The neighbour’s garden, glistens. Scars. We translate always

from another.

 

Curiously, one could even say that the length and breadth of my writing has been involved in “placement” in some way, whether exploring geography, culture, history, relationships, language or the notion of the self. Placement need not be limited to that geographic where or what. Poems in the manuscript range from writing around the new geography and the situation of full-time parenting, into other sections that float through both, and even into other kinds of territory. Sometimes the boundary is in the breath, the removal of the line break and the prose poem itself. I am outside the safety of city walls, both literally and metaphorically. What might these new lands afford me?

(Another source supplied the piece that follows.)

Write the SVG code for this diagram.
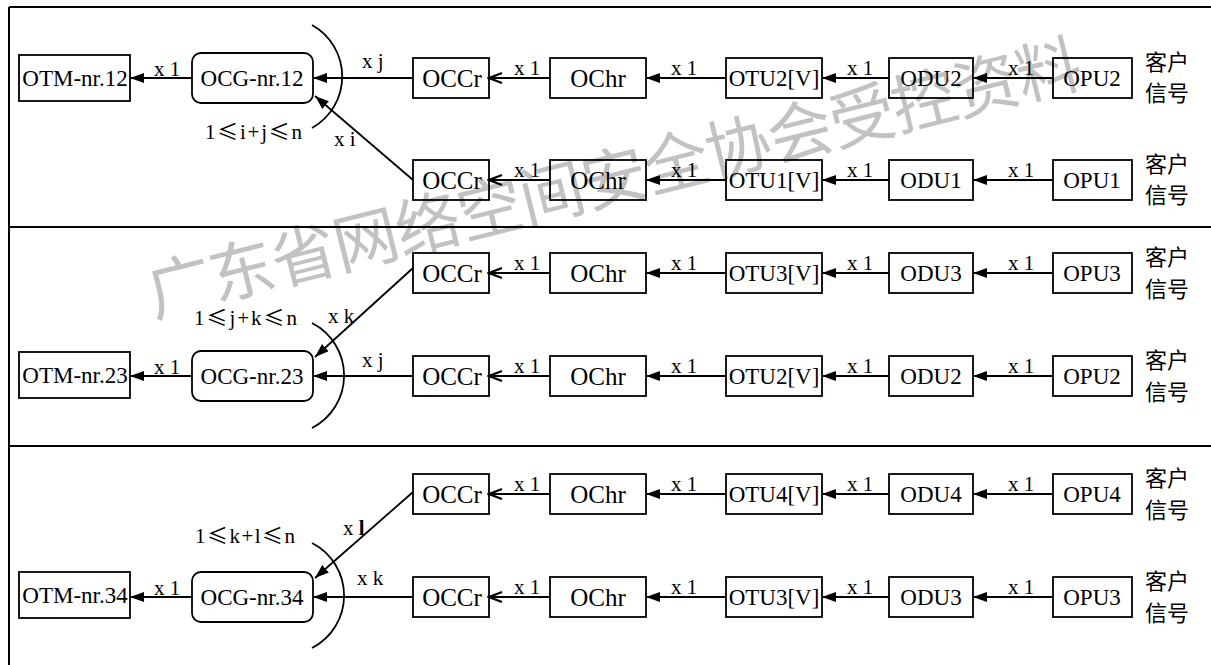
<svg xmlns="http://www.w3.org/2000/svg" width="1211" height="665" viewBox="0 0 1211 665">
<defs>
<marker id="fa" markerUnits="userSpaceOnUse" markerWidth="15" markerHeight="11" refX="14" refY="5" orient="auto"><path d="M0,0 L14,5 L0,10 z" fill="#000"/></marker>
<marker id="oa" markerUnits="userSpaceOnUse" markerWidth="16" markerHeight="13" refX="14" refY="6" orient="auto"><path d="M1,1 L14,6 L1,11" fill="none" stroke="#000" stroke-width="2.2"/></marker>
<style>
.frame{stroke:#000;stroke-width:2;fill:none}
.box{stroke:#000;stroke-width:1.8;fill:none}
.t{font-family:'Liberation Serif','Times New Roman',serif;font-size:23px;fill:#000;text-anchor:middle}
.w{font-size:25px}
.s{font-family:'Liberation Serif','Times New Roman',serif;font-size:21px;fill:#000}
.lb{font-family:'Liberation Serif','Times New Roman',serif;font-size:21px;fill:#000;text-anchor:middle}
.cn{font-family:'Noto Sans CJK SC','Noto Sans',sans-serif;font-size:22px;fill:#000;text-anchor:middle}
.le{font-family:'Noto Sans CJK SC',sans-serif}
.c{stroke:#000;stroke-width:1.8;fill:none}
.f{marker-end:url(#fa)}
.o{marker-end:url(#oa)}
.wm{font-family:'Noto Sans CJK SC',sans-serif;font-size:65px;fill:#c2c2c2}
</style>
</defs>
<rect width="1211" height="665" fill="#fff"/>
<text class="wm" x="154" y="317" transform="rotate(-14 154 317)" textLength="960" lengthAdjust="spacing">广东省网络空间安全协会受控资料</text>
<g id="frame">
<path class="frame" d="M9,7 H1211 M9,227 H1211 M9,446 H1211 M9,7 V665"/>
</g>
<g id="connectors">
<path class="c f" d="M1053,78 H973"/><path class="c f" d="M889,78 H822"/><path class="c f" d="M726,78 H646"/><path class="c o" d="M550,78 H489"/><path class="c f" d="M413,78 H313"/><path class="c f" d="M192,78 H130"/>
<path class="c f" d="M1053,180 H973"/><path class="c f" d="M889,180 H822"/><path class="c f" d="M726,180 H646"/><path class="c o" d="M550,180 H489"/><path class="c f" d="M413,180 L315,96"/>
<path class="c f" d="M1053,273 H973"/><path class="c f" d="M889,273 H822"/><path class="c f" d="M726,273 H646"/><path class="c o" d="M550,273 H489"/><path class="c f" d="M413,268 L315,357"/>
<path class="c f" d="M1053,376 H973"/><path class="c f" d="M889,376 H822"/><path class="c f" d="M726,376 H646"/><path class="c o" d="M550,376 H489"/><path class="c f" d="M413,376 H313"/><path class="c f" d="M192,376 H130"/>
<path class="c f" d="M1053,494 H973"/><path class="c f" d="M889,494 H822"/><path class="c f" d="M726,494 H646"/><path class="c o" d="M550,494 H489"/><path class="c f" d="M413,492 L315,578"/>
<path class="c f" d="M1053,597 H973"/><path class="c f" d="M889,597 H822"/><path class="c f" d="M726,597 H646"/><path class="c o" d="M550,597 H489"/><path class="c f" d="M413,597 H313"/><path class="c f" d="M192,597 H130"/>
<path class="c" d="M312,25 A59,59 0 0 1 312,128"/>
<path class="c" d="M312,323 A59,59 0 0 1 312,428"/>
<path class="c" d="M312,543 A59,59 0 0 1 312,648"/>
<g class="lb">
<text x="1021" y="75">x 1</text><text x="860" y="75">x 1</text><text x="684" y="75">x 1</text><text x="527" y="75">x 1</text><text x="167" y="76">x 1</text>
<text x="1021" y="177">x 1</text><text x="860" y="177">x 1</text><text x="684" y="177">x 1</text><text x="527" y="177">x 1</text>
<text x="1021" y="270">x 1</text><text x="860" y="270">x 1</text><text x="684" y="270">x 1</text><text x="527" y="270">x 1</text>
<text x="1021" y="373">x 1</text><text x="860" y="373">x 1</text><text x="684" y="373">x 1</text><text x="527" y="373">x 1</text><text x="167" y="374">x 1</text>
<text x="1021" y="491">x 1</text><text x="860" y="491">x 1</text><text x="684" y="491">x 1</text><text x="527" y="491">x 1</text>
<text x="1021" y="594">x 1</text><text x="860" y="594">x 1</text><text x="684" y="594">x 1</text><text x="527" y="594">x 1</text><text x="167" y="595">x 1</text>
</g>
<text class="s" x="362" y="68">x j</text>
<text class="s" x="334" y="146">x i</text>
<text class="s" x="205" y="139" font-size="22" textLength="97" lengthAdjust="spacing">1<tspan class="le">≤</tspan>i+j<tspan class="le">≤</tspan>n</text>
<text class="s" x="328" y="323">x k</text>
<text class="s" x="362" y="367">x j</text>
<text class="s" x="194" y="325" font-size="22" textLength="103" lengthAdjust="spacing">1<tspan class="le">≤</tspan>j+k<tspan class="le">≤</tspan>n</text>
<text class="s" x="343" y="535">x <tspan font-weight="bold">l</tspan></text>
<text class="s" x="357" y="585">x k</text>
<text class="s" x="195" y="543" font-size="22" textLength="100" lengthAdjust="spacing">1<tspan class="le">≤</tspan>k+l<tspan class="le">≤</tspan>n</text>
</g>
<g id="otm12"><rect class="box" x="19" y="55" width="111" height="46"/><text class="t" x="75" y="86" font-size="21">OTM-nr.12</text></g>
<g id="ocg12"><rect class="box" x="192" y="53" width="121" height="50" rx="9"/><text class="t" x="252" y="86" font-size="22">OCG-nr.12</text></g>
<g id="occr1a"><rect class="box" x="413" y="58" width="76" height="40"/><text class="t w" x="452" y="87">OCCr</text></g>
<g id="ochr1a"><rect class="box" x="550" y="58" width="96" height="40"/><text class="t w" x="598" y="87">OChr</text></g>
<g id="otu1a"><rect class="box" x="726" y="58" width="96" height="40"/><text class="t" x="774" y="86">OTU2[V]</text></g>
<g id="odu1a"><rect class="box" x="889" y="58" width="84" height="40"/><text class="t" x="931" y="86">ODU2</text></g>
<g id="opu1a"><rect class="box" x="1053" y="58" width="79" height="40"/><text class="t" x="1092" y="86">OPU2</text></g>
<g id="cs1a"><text class="cn" x="1167" y="70">客户</text><text class="cn" x="1167" y="101">信号</text></g>
<g id="occr1b"><rect class="box" x="413" y="160" width="76" height="40"/><text class="t w" x="452" y="189">OCCr</text></g>
<g id="ochr1b"><rect class="box" x="550" y="160" width="96" height="40"/><text class="t w" x="598" y="189">OChr</text></g>
<g id="otu1b"><rect class="box" x="726" y="160" width="96" height="40"/><text class="t" x="774" y="188">OTU1[V]</text></g>
<g id="odu1b"><rect class="box" x="889" y="160" width="84" height="40"/><text class="t" x="931" y="188">ODU1</text></g>
<g id="opu1b"><rect class="box" x="1053" y="160" width="79" height="40"/><text class="t" x="1092" y="188">OPU1</text></g>
<g id="cs1b"><text class="cn" x="1167" y="172">客户</text><text class="cn" x="1167" y="203">信号</text></g>
<g id="otm23"><rect class="box" x="19" y="352" width="111" height="46"/><text class="t" x="75" y="383" font-size="21">OTM-nr.23</text></g>
<g id="ocg23"><rect class="box" x="192" y="351" width="121" height="50" rx="9"/><text class="t" x="252" y="384" font-size="22">OCG-nr.23</text></g>
<g id="occr2a"><rect class="box" x="413" y="253" width="76" height="40"/><text class="t w" x="452" y="282">OCCr</text></g>
<g id="ochr2a"><rect class="box" x="550" y="253" width="96" height="40"/><text class="t w" x="598" y="282">OChr</text></g>
<g id="otu2a"><rect class="box" x="726" y="253" width="96" height="40"/><text class="t" x="774" y="281">OTU3[V]</text></g>
<g id="odu2a"><rect class="box" x="889" y="253" width="84" height="40"/><text class="t" x="931" y="281">ODU3</text></g>
<g id="opu2a"><rect class="box" x="1053" y="253" width="79" height="40"/><text class="t" x="1092" y="281">OPU3</text></g>
<g id="cs2a"><text class="cn" x="1167" y="265">客户</text><text class="cn" x="1167" y="297">信号</text></g>
<g id="occr2b"><rect class="box" x="413" y="356" width="76" height="40"/><text class="t w" x="452" y="385">OCCr</text></g>
<g id="ochr2b"><rect class="box" x="550" y="356" width="96" height="40"/><text class="t w" x="598" y="385">OChr</text></g>
<g id="otu2b"><rect class="box" x="726" y="356" width="96" height="40"/><text class="t" x="774" y="384">OTU2[V]</text></g>
<g id="odu2b"><rect class="box" x="889" y="356" width="84" height="40"/><text class="t" x="931" y="384">ODU2</text></g>
<g id="opu2b"><rect class="box" x="1053" y="356" width="79" height="40"/><text class="t" x="1092" y="384">OPU2</text></g>
<g id="cs2b"><text class="cn" x="1167" y="368">客户</text><text class="cn" x="1167" y="400">信号</text></g>
<g id="otm34"><rect class="box" x="19" y="572" width="111" height="46"/><text class="t" x="75" y="603" font-size="21">OTM-nr.34</text></g>
<g id="ocg34"><rect class="box" x="192" y="572" width="121" height="50" rx="9"/><text class="t" x="252" y="605" font-size="22">OCG-nr.34</text></g>
<g id="occr3a"><rect class="box" x="413" y="474" width="76" height="40"/><text class="t w" x="452" y="503">OCCr</text></g>
<g id="ochr3a"><rect class="box" x="550" y="474" width="96" height="40"/><text class="t w" x="598" y="503">OChr</text></g>
<g id="otu3a"><rect class="box" x="726" y="474" width="96" height="40"/><text class="t" x="774" y="502">OTU4[V]</text></g>
<g id="odu3a"><rect class="box" x="889" y="474" width="84" height="40"/><text class="t" x="931" y="502">ODU4</text></g>
<g id="opu3a"><rect class="box" x="1053" y="474" width="79" height="40"/><text class="t" x="1092" y="502">OPU4</text></g>
<g id="cs3a"><text class="cn" x="1167" y="486">客户</text><text class="cn" x="1167" y="518">信号</text></g>
<g id="occr3b"><rect class="box" x="413" y="577" width="76" height="40"/><text class="t w" x="452" y="606">OCCr</text></g>
<g id="ochr3b"><rect class="box" x="550" y="577" width="96" height="40"/><text class="t w" x="598" y="606">OChr</text></g>
<g id="otu3b"><rect class="box" x="726" y="577" width="96" height="40"/><text class="t" x="774" y="605">OTU3[V]</text></g>
<g id="odu3b"><rect class="box" x="889" y="577" width="84" height="40"/><text class="t" x="931" y="605">ODU3</text></g>
<g id="opu3b"><rect class="box" x="1053" y="577" width="79" height="40"/><text class="t" x="1092" y="605">OPU3</text></g>
<g id="cs3b"><text class="cn" x="1167" y="589">客户</text><text class="cn" x="1167" y="621">信号</text></g>
</svg>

Afford us?

I’ve been nearly half a decade focused on exploring new considerations of the line and the prose poem, influenced heavily by poets such as Rosmarie Waldrop, Norma Cole, Lisa Robertson, Lisa Jarnot, Catherine Wagner, Eric Baus, Pattie McCarthy, Sarah Mangold and others, including poetry translated from the French into English. After years composing poems that relied on a different kind of breath, and the serious line break, I’m curious as to what other options exist. “World’s End” is interested in a different kind of cadence, and a shift in perspective, to see what can be seen from an entirely different locale. Is the world still the same? Or is it different from here?